Jumanji has been sold through the partnership of Dwayne Johnson and Kevin Hart and while they're solid enough, it is their co-stars - Jack Black and Karen Gillan - who truly shine and benefit from the adventure. Black and Gillan's shared scenes are a particular highlight and while the group dynamic on the whole is enjoyable, Gillan and Black are easy stand-outs. The film owes them a great debt and they provide the audience with some hearty laughs, where as some of Johnson and Hart's gags feel stale the second they're spoken. Nick Jonas is strong in a supporting capacity, providing the film with an emotion that, as forced and predictable as it is, Jonas handles well.
Kasdan's direction is fine, racing through the set pieces and gleefully ticking off the 'blockbuster' checklist; he works to a tried-and-tested formula and it admittedly works for the film, but may leave some - myself included - hoping for more. Some of the special effects are a little ropey but the rumoured $90 million production budget is put to good use otherwise, effectively splashed across the screen. Henry Jackman's suitably intense and playful score is a tremendous addition to the film, working well to emphasise the intensity and comedy when it is required.

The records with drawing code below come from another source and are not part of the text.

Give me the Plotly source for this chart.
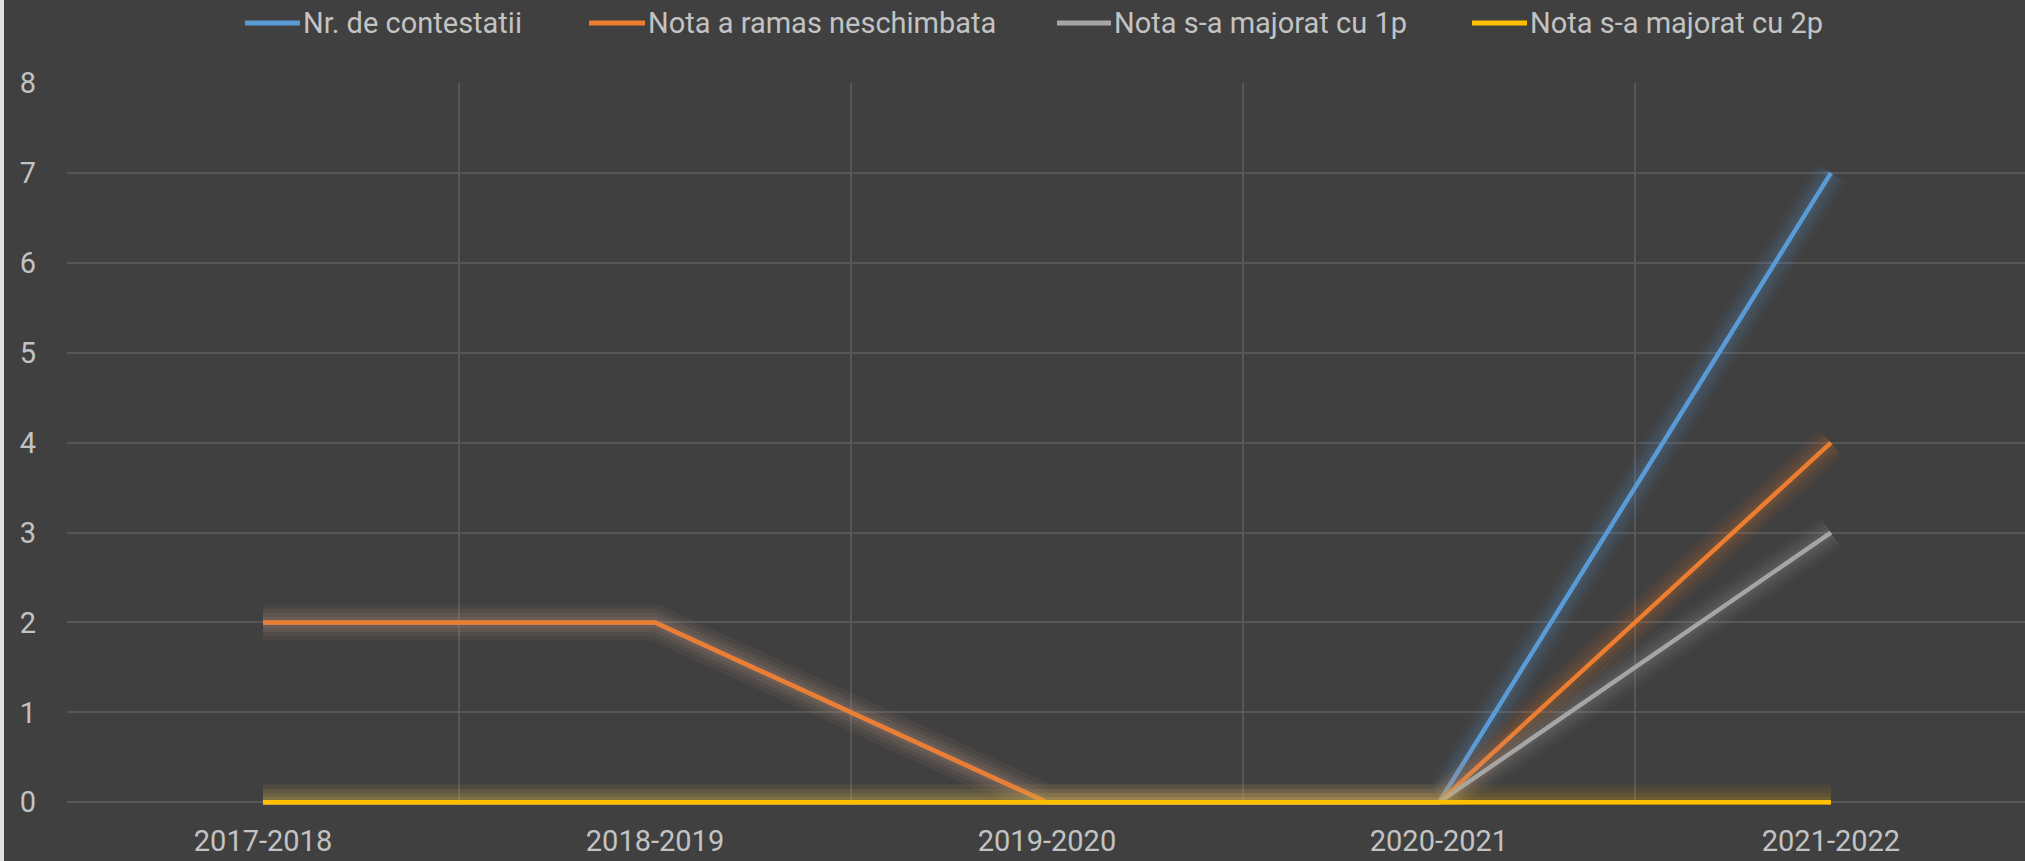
import plotly.graph_objects as go

# ---- data ----
YEARS = ["2017-2018", "2018-2019", "2019-2020", "2020-2021", "2021-2022"]
SERIES = ["Nr. de contestatii", "Nota a ramas neschimbata",
          "Nota s-a majorat cu 1p", "Nota s-a majorat cu 2p"]
nr_contestatii = [2, 2, 0, 0, 7]
nota_neschimbata = [2, 2, 0, 0, 4]
nota_majorat_1p = [0, 0, 0, 0, 3]
nota_majorat_2p = [0, 0, 0, 0, 0]
VALUES = [nr_contestatii, nota_neschimbata, nota_majorat_1p, nota_majorat_2p]
Y_TICKS = [0, 1, 2, 3, 4, 5, 6, 7, 8]

# ---- style ----
COLORS = ["#5B9BD5", "#ED7D31", "#A5A5A5", "#FFC000"]
GLOW_RGB = [(91, 155, 213), (237, 125, 49), (165, 165, 165), (255, 192, 0)]
BG = "#404040"
GRID = "#575757"
TEXT = "#c3c3c3"
FONT = "Roboto"
FS = 29

W, H = 2025, 861
ML, MR, MT, MB = 67, 0, 83, 56
PW, PH = W - ML - MR, H - MT - MB


def px2x(px):
    return (px - ML) / PW


def px2y(py):
    return (H - MB - py) / PH


fig = go.Figure()

for name, vals, col, rgb in zip(SERIES, VALUES, COLORS, GLOW_RGB):
    # soft glow: stacked translucent wide strokes
    for w, a in [(36, 0.05), (27, 0.06), (19, 0.07), (11, 0.09)]:
        fig.add_trace(go.Scatter(
            x=YEARS, y=vals, mode="lines",
            line=dict(color=f"rgba({rgb[0]},{rgb[1]},{rgb[2]},{a})", width=w),
            hoverinfo="skip", showlegend=False))
    fig.add_trace(go.Scatter(
        x=YEARS, y=vals, mode="lines", name=name,
        line=dict(color=col, width=4.5),
        showlegend=False))

# manual legend (line swatch + label) at the top
LEG_SWATCH = [(245, 300), (589, 645), (1057, 1111), (1472, 1527)]
LEG_Y = 23
for (x0, x1), name, col in zip(LEG_SWATCH, SERIES, COLORS):
    fig.add_shape(type="line", xref="paper", yref="paper",
                  x0=px2x(x0), x1=px2x(x1), y0=px2y(LEG_Y), y1=px2y(LEG_Y),
                  line=dict(color=col, width=5))
    fig.add_annotation(xref="paper", yref="paper", x=px2x(x1 + 1), y=px2y(LEG_Y),
                       xanchor="left", yanchor="middle", text=name,
                       showarrow=False, font=dict(family=FONT, size=FS, color=TEXT))

# thin light strip at the far left edge
fig.add_shape(type="rect", xref="paper", yref="paper",
              x0=px2x(0), x1=px2x(4), y0=px2y(H), y1=px2y(0),
              line=dict(width=0), fillcolor="#e6e1dc", layer="above")

fig.update_layout(
    width=W, height=H, autosize=False,
    paper_bgcolor=BG, plot_bgcolor=BG,
    margin=dict(l=ML, r=MR, t=MT, b=MB, pad=0),
    showlegend=False,
    font=dict(family=FONT, size=FS, color=TEXT),
    xaxis=dict(type="category", categoryorder="array", categoryarray=YEARS,
               range=[-0.5, 4.495], tickson="boundaries", ticks="",
               showgrid=True, gridcolor=GRID, gridwidth=1.5,
               zeroline=False, showline=False,
               tickfont=dict(family=FONT, size=FS, color=TEXT),
               ticklabelstandoff=16),
    yaxis=dict(range=[-0.03, 8], tickmode="array", tickvals=Y_TICKS,
               ticktext=[str(v) for v in Y_TICKS], ticks="",
               showgrid=True, gridcolor=GRID, gridwidth=1.5,
               zeroline=False, showline=False,
               tickfont=dict(family=FONT, size=FS, color=TEXT),
               ticklabelstandoff=30),
)

fig.write_html(
    "out.html",
    config={"displayModeBar": False},
    post_script="document.body.style.margin='0';document.body.style.background='#404040';",
)
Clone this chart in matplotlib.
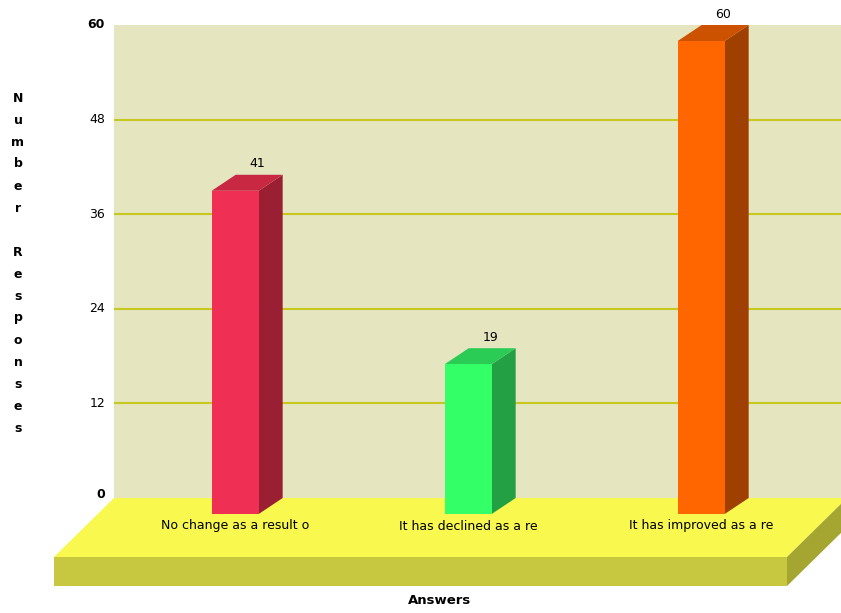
import matplotlib.pyplot as plt
from matplotlib.patches import Polygon

answers = ["No change as a result o", "It has declined as a re", "It has improved as a re"]
responses = [41, 19, 60]
ticks = [0, 12, 24, 36, 48, 60]

front_cols = ["#ef3054", "#33ff66", "#ff6600"]
top_cols = ["#c82842", "#2bcc55", "#cc5200"]
side_cols = ["#9a1f33", "#23a043", "#a04000"]

W, H = 841, 613
fig = plt.figure(figsize=(W / 100, H / 100), dpi=100)
fig.patch.set_facecolor("white")

# wall area in pixels
L, R, T, B = 114, 841, 25, 498
ax = fig.add_axes([L / W, 1 - B / H, (R - L) / W, (B - T) / H])
ax.set_ylim(0, 60)
ax.set_xlim(-0.52, 2.6)
ax.set_facecolor("#e5e5c0")
for s in ax.spines.values():
    s.set_visible(False)
ax.set_xticks([])
ax.set_yticks([])

# px -> data unit factors
ux = (ax.get_xlim()[1] - ax.get_xlim()[0]) / (R - L)
uy = 60 / (B - T)

for t in ticks[1:-1]:
    ax.axhline(t, color="#c8c81e", lw=1.5, zorder=1)

# floor
x0, x1 = ax.get_xlim()
fdx, fdy, fth = 60 * ux, 59 * uy, 29 * uy
x1f = x0 + (847 - L) * ux
floor_top = [(x0, 0), (x1f, 0), (x1f - fdx, -fdy), (x0 - fdx, -fdy)]
floor_front = [(x0 - fdx, -fdy), (x1f - fdx, -fdy), (x1f - fdx, -fdy - fth), (x0 - fdx, -fdy - fth)]
floor_side = [(x1f - fdx, -fdy), (x1f, 0), (x1f, -fth), (x1f - fdx, -fdy - fth)]
for pts, c in [(floor_top, "#f8f84e"), (floor_front, "#c8c840"), (floor_side, "#a5a532")]:
    ax.add_patch(Polygon(pts, closed=True, fc=c, ec="none", clip_on=False, zorder=2))

# bars
bw = 47 * ux
bdx, bdy = 24 * ux, 16 * uy
for i, (v, fc, tc, sc) in enumerate(zip(responses, front_cols, top_cols, side_cols)):
    xl, xr = i - bw / 2, i + bw / 2
    front = [(xl, -bdy), (xr, -bdy), (xr, v - bdy), (xl, v - bdy)]
    top = [(xl, v - bdy), (xr, v - bdy), (xr + bdx, v), (xl + bdx, v)]
    side = [(xr, -bdy), (xr + bdx, 0), (xr + bdx, v), (xr, v - bdy)]
    for pts, c in [(side, sc), (top, tc), (front, fc)]:
        ax.add_patch(Polygon(pts, closed=True, fc=c, ec="none", clip_on=False, zorder=3))
    ax.text(i + bdx - 2 * ux, v + 11 * uy, str(v), ha="center", va="center", fontsize=9,
            clip_on=False, zorder=4)
    ax.text(i, -28 * uy, answers[i], ha="center", va="center", fontsize=9,
            clip_on=False, zorder=4)

# y tick labels
for t in ticks:
    bold = t in (0, 60)
    ax.text(x0 - 9 * ux, t + 4 * uy if t == 0 else t, str(t), ha="right", va="center",
            fontsize=9, fontweight="bold" if bold else "normal", clip_on=False)

# stacked y-axis title
title = "Number Responses"
for k, ch in enumerate(title):
    if ch == " ":
        continue
    fig.text(18 / W, 1 - (98 + k * 22) / H, ch, ha="center", va="center",
             fontsize=9, fontweight="bold")

fig.text(440 / W, 1 - 601 / H, "Answers", ha="center", va="center",
         fontsize=9.5, fontweight="bold")

fig.savefig("out.png", dpi=100)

If you're after something with depth and complexity, look elsewhere. Jumanji is as deep as a puddle and as complex as a four-piece jigsaw, but constructed as frothy-fun to be had by the whole family, and it achieves its goal with ease. You won't remember much of it and it operates on the most basic level possible but it's an enjoyable - needless but enjoyable - romp nonetheless. While not as good as you may have hoped, it is certainly not as bad as you feared and it finds a happy medium: Jumanji: Welcome To The Jungle serves its purpose as peppy, throwaway cinema - and with the box office figures so high, we can expect the drums to bong sooner rather than later.
Summary: As deep as a puddle but no doubt fun, Jumanji: Welcome To The Jungle is fine, peppy, disposable cinema with a great cast and self-awareness that certifies it as crowd-pleasing family fun.